Karen Lunn.

Karen Lunn. Photo: Melissa Adams

Former British Open champion Karen Lunn says Royal Canberra should remain a contender to host the Women's Australian Open in future, insisting next month's tournament shouldn't be a one-off.

In the past the tournament has largely been played on Melbourne's sandbelt but Lunn has called for Royal Canberra to host the event on a rotational basis.

Lunn, 46, the 1993 British Open winner, won last year's Canberra Ladies Classic at the course and rates it one of the country's best.

The Open will be held in Canberra for the first time from February 14-17 as part of the city's centenary celebrations. ''It's about time. Canberra is our capital and Royal Canberra is one of our best courses, so there's no reason it shouldn't be there and I'm absolutely delighted it is,'' Lunn said.

''It never gets the recognition it deserves. It's a beautiful golf course aesthetically and one of the best conditioned in Australia, but never gets the accolades the Royal Melbournes or the Kingston Heaths get. I think it definitely should be on a rotational basis, if not going all around the country then certainly to cities like Sydney and Canberra,'' she said.

''There's no reason it should be stuck in Melbourne all the time.

I know the Victorians and their government support their sport, but it is the Australian Open, not the Victorian Open.''

The tournament is the first event of this year's lucrative USLPGA schedule and most of the world's best players are expected to take part in it.

Lunn said it was a rare opportunity for the course to receive due recognition worldwide and enhance its chances of snaring more tournament hosting rights.

''For me it's one of the top 10 courses I have played in Australia and it has never really had the opportunity to shine on the international stage,'' Lunn said.

''If it's a big success, and I don't see any reason why it wouldn't be, there's no reason why it shouldn't go back there, no doubt about that.

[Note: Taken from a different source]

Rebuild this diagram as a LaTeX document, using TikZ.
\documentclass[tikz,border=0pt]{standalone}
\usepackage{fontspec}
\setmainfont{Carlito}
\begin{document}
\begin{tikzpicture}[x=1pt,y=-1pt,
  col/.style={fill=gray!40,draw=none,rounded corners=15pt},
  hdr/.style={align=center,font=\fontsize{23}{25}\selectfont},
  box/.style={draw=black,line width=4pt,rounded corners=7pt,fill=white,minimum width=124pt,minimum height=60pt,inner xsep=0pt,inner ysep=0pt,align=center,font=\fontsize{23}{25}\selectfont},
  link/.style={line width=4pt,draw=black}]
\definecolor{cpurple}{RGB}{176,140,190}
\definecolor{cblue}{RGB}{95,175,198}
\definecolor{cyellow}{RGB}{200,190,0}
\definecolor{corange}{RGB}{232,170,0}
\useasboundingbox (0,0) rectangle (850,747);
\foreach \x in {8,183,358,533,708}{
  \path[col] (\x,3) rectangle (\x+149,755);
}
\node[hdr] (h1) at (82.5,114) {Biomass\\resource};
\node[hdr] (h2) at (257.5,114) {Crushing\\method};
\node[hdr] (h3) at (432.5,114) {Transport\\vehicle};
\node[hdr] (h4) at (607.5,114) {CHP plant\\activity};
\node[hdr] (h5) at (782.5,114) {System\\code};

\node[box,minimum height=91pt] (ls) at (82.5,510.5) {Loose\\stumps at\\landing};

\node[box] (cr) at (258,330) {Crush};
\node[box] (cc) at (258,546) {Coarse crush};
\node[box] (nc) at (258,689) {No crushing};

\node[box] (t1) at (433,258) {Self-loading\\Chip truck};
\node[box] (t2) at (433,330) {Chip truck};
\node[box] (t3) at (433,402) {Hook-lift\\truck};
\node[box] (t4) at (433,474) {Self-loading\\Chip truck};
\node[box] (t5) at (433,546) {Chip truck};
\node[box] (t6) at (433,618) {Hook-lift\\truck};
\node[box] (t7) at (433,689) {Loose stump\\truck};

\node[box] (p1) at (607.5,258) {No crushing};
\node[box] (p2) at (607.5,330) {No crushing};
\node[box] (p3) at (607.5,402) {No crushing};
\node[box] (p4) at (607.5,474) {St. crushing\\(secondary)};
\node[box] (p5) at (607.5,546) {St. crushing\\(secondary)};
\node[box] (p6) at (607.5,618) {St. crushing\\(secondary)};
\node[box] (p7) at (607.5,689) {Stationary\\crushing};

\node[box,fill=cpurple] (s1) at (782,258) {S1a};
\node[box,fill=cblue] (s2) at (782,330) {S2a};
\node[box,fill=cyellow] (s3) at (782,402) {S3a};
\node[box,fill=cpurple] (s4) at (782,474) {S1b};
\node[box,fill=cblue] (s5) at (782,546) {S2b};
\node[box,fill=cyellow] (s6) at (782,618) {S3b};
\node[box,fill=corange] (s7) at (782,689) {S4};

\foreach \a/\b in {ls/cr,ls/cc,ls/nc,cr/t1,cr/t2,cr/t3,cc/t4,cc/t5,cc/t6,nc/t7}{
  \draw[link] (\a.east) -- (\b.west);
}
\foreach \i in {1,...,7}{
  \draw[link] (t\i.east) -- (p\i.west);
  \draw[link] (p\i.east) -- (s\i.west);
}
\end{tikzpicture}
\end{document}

''The one thing the Canberra people do is they really get behind their sport, and particularly women's sport.'' Lunn said Royal Canberra tests every part of a golfer's repertoire, making it perfectly suited to major tournaments.

Shortly after her Canberra victory, Lunn won her 10th career European Tour title at Morocco before injuries hampered the second part of her season.

She expects Canberra's Nikki Campbell, a member at Royal Canberra, to be one of her main rivals, and has also backed the 32-year-old to enjoy success in her first European Tour campaign this year.

After a decade in Japan, Campbell earned a full European card at qualifying school in December.

''I've got no doubt in my mind she will do really well over there, she's probably been the most underrated player Australia's had in women's golf,'' Lunn said.

''I don't know why success on the Japanese Tour doesn't translate elsewhere, people think they have rubbish fields, but she's been in the top 50 [on the Japan money list] and won tournaments.

''I know how homesick she got even in Japan, that's why she loved being there because it's close to home, [so] I don't know how she's going to go being away for long periods of time,'' Lunn said.

''But she's a good enough player to win anywhere and it wouldn't surprise me at all if she won a couple of tournaments in Europe.''

AUSTRALIAN WOMEN'S OPEN: February 14-17 at Royal Canberra Golf Club. Prizemoney: $1.15 million.